Nanocalorimetry: Door opened for in situ material characterization under extreme non-equilibrium conditions

The past two decades have witnessed the rapid development of nanocalorimetry, a novel materials characterization technique that employs micromachined calorimetric sensors. The key advances of this technique are the ultrahigh scanning rate, which can be as high as 10(6) K/s, and the ultrahigh heat capacity sensitivity, with a resolution typically better than 1 nJ/K. Nanocalorimetry has attracted extensive attention in the field of materials science, where it is applied to perform quantitative analysis of rapid phase transitions.
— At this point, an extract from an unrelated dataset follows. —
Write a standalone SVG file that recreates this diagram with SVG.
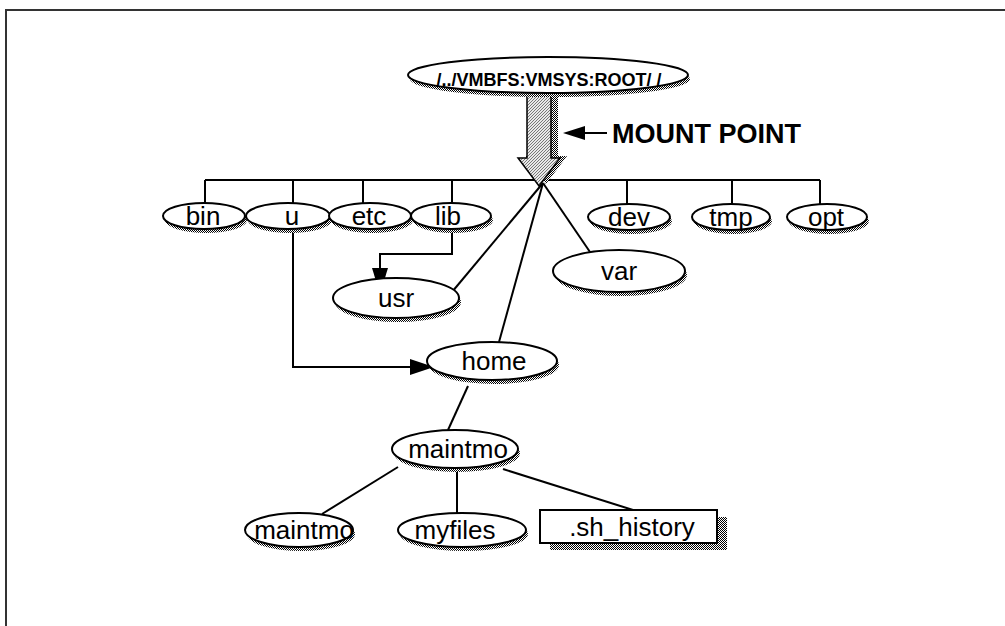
<svg xmlns="http://www.w3.org/2000/svg" width="1005" height="626" viewBox="0 0 1005 626">
  <defs>
    <!-- dithered grey used for drop shadows -->
    <pattern id="dither" width="2" height="2" patternUnits="userSpaceOnUse">
      <rect width="2" height="2" fill="#fff"/>
      <rect width="1" height="1" fill="#000"/>
      <rect x="1" y="1" width="1" height="1" fill="#000"/>
    </pattern>
    <!-- diagonal hatching for the face of the mount arrow -->
    <pattern id="hatch" width="3" height="3" patternUnits="userSpaceOnUse">
      <rect width="3" height="3" fill="#e8e8e8"/>
      <path d="M0,3 L3,0" stroke="#777" stroke-width="1"/>
    </pattern>
    <style>
      .node { fill: #fff; stroke: #000; stroke-width: 2; }
      .shadow { fill: url(#dither); stroke: none; }
      .label { font-family: "Liberation Sans", Arial, sans-serif; font-size: 26px; fill: #000; text-anchor: middle; }
      .root { font-family: "Liberation Sans", Arial, sans-serif; font-size: 18px; font-weight: bold; fill: #000; text-anchor: middle; }
      .callout { font-family: "Liberation Sans", Arial, sans-serif; font-size: 27px; font-weight: bold; fill: #000; }
      .wire { fill: none; stroke: #000; stroke-width: 2; }
      .head { fill: #000; stroke: none; }
    </style>
  </defs>

  <rect width="1005" height="626" fill="#fff"/>

  <!-- page frame -->
  <path d="M6,626 L6,10 L1005,10" fill="none" stroke="#333" stroke-width="2"/>

  <!-- connectors -->
  <g id="connectors">
    <path class="wire" d="M205,180 L820,180"/>
    <path class="wire" d="M205,180 L205,203"/>
    <path class="wire" d="M293,180 L293,203"/>
    <path class="wire" d="M363,180 L363,203"/>
    <path class="wire" d="M452,180 L452,203"/>
    <path class="wire" d="M627,180 L627,204"/>
    <path class="wire" d="M732,180 L732,204"/>
    <path class="wire" d="M820,180 L820,204"/>
    <path class="wire" d="M543,183 L452,292"/>
    <path class="wire" d="M543,183 L499,342"/>
    <path class="wire" d="M543,183 L590,252"/>
    <path class="wire" d="M468,386 L448,430"/>
    <path class="wire" d="M398,467 L322,514"/>
    <path class="wire" d="M457,468 L457,514"/>
    <path class="wire" d="M503,469 L633,510"/>
    <!-- u -> home -->
    <path class="wire" d="M293,229 L293,367 L412,367"/>
    <path class="head" d="M410,359 L434,367 L410,375 Z"/>
    <!-- lib -> usr -->
    <path class="wire" d="M452,229 L452,254 L380,254 L380,270"/>
    <path class="head" d="M372,268 L388,268 L380,294 Z"/>
    <!-- MOUNT POINT pointer -->
    <path class="wire" d="M580,133 L607,133"/>
    <path class="head" d="M563,133 L585,126 L585,140 Z"/>
  </g>

  <!-- mount arrow -->
  <g id="mount-arrow">
    <path d="M534,92 L558,92 L558,156 L567,156 L546,184 L525,156 L534,156 Z" fill="url(#dither)"/>
    <path d="M527,94 L551,94 L551,158 L560,158 L539,186 L518,158 L527,158 Z" fill="url(#hatch)" stroke="#000" stroke-width="1.5"/>
  </g>
  <text id="mount-label" class="callout" x="612" y="143">MOUNT POINT</text>

  <g id="root">
    <ellipse class="shadow" cx="550" cy="79" rx="140" ry="18"/>
    <ellipse class="node" cx="548" cy="75" rx="140" ry="18"/>
    <text class="root" x="549" y="86">/../VMBFS:VMSYS:ROOT/ /</text>
  </g>

  <g id="bin">
    <ellipse class="shadow" cx="206" cy="220" rx="41" ry="13"/>
    <ellipse class="node" cx="204" cy="216" rx="41" ry="13"/>
    <text class="label" x="203" y="225">bin</text>
  </g>
  <g id="u">
    <ellipse class="shadow" cx="290" cy="220" rx="42" ry="13"/>
    <ellipse class="node" cx="288" cy="216" rx="42" ry="13"/>
    <text class="label" x="292" y="225">u</text>
  </g>
  <g id="etc">
    <ellipse class="shadow" cx="372" cy="220" rx="41" ry="13"/>
    <ellipse class="node" cx="370" cy="216" rx="41" ry="13"/>
    <text class="label" x="369" y="225">etc</text>
  </g>
  <g id="lib">
    <ellipse class="shadow" cx="453" cy="220" rx="40" ry="13"/>
    <ellipse class="node" cx="451" cy="216" rx="40" ry="13"/>
    <text class="label" x="448" y="225">lib</text>
  </g>
  <g id="dev">
    <ellipse class="shadow" cx="631" cy="221" rx="41" ry="13"/>
    <ellipse class="node" cx="629" cy="217" rx="41" ry="13"/>
    <text class="label" x="629" y="226">dev</text>
  </g>
  <g id="tmp">
    <ellipse class="shadow" cx="733" cy="221" rx="39" ry="13"/>
    <ellipse class="node" cx="731" cy="217" rx="39" ry="13"/>
    <text class="label" x="731" y="226">tmp</text>
  </g>
  <g id="opt">
    <ellipse class="shadow" cx="829" cy="221" rx="40" ry="13"/>
    <ellipse class="node" cx="827" cy="217" rx="40" ry="13"/>
    <text class="label" x="826" y="226">opt</text>
  </g>
  <g id="var">
    <ellipse class="shadow" cx="621" cy="275" rx="66" ry="21"/>
    <ellipse class="node" cx="619" cy="271" rx="66" ry="21"/>
    <text class="label" x="619" y="280">var</text>
  </g>
  <g id="usr">
    <ellipse class="shadow" cx="398" cy="302" rx="63" ry="20"/>
    <ellipse class="node" cx="396" cy="298" rx="63" ry="20"/>
    <text class="label" x="396" y="307">usr</text>
  </g>
  <g id="home">
    <ellipse class="shadow" cx="494" cy="365" rx="65" ry="19"/>
    <ellipse class="node" cx="492" cy="361" rx="65" ry="19"/>
    <text class="label" x="494" y="370">home</text>
  </g>
  <g id="maintmo">
    <ellipse class="shadow" cx="457" cy="453" rx="63" ry="19"/>
    <ellipse class="node" cx="455" cy="449" rx="63" ry="19"/>
    <text class="label" x="458" y="458">maintmo</text>
  </g>
  <g id="maintmo-sub">
    <ellipse class="shadow" cx="301" cy="534" rx="54" ry="17"/>
    <ellipse class="node" cx="299" cy="530" rx="54" ry="17"/>
    <text class="label" x="304" y="539">maintmo</text>
  </g>
  <g id="myfiles">
    <ellipse class="shadow" cx="464" cy="534" rx="64" ry="17"/>
    <ellipse class="node" cx="462" cy="530" rx="64" ry="17"/>
    <text class="label" x="455" y="539">myfiles</text>
  </g>
  <g id="sh-history">
    <rect class="shadow" x="550" y="517" width="177" height="33"/>
    <rect class="node" x="540" y="510" width="177" height="33"/>
    <text class="label" x="632" y="536">.sh_history</text>
  </g>
</svg>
This paper reviews the development of nanocalorimetry over the last three decades and summarizes its applications to various materials ranging from polymers to metals. The glass transition and crystallization of non-crystalline materials, melting and solidification of metallic droplets, and solid-state phase transitions of thin films are introduced as typical examples. Furthermore, nanocalorimetry coupled with structural characterization techniques, such as transmission electron microscopy and synchrotron X-ray diffraction, is presented. Finally, current challenges and future outlooks for the technique are discussed. Given the unique attributes of the technique, we expect nanocalorimetry to attract increasing attention, especially with regard to characterization of fast phase transitions and evaluation of size effects.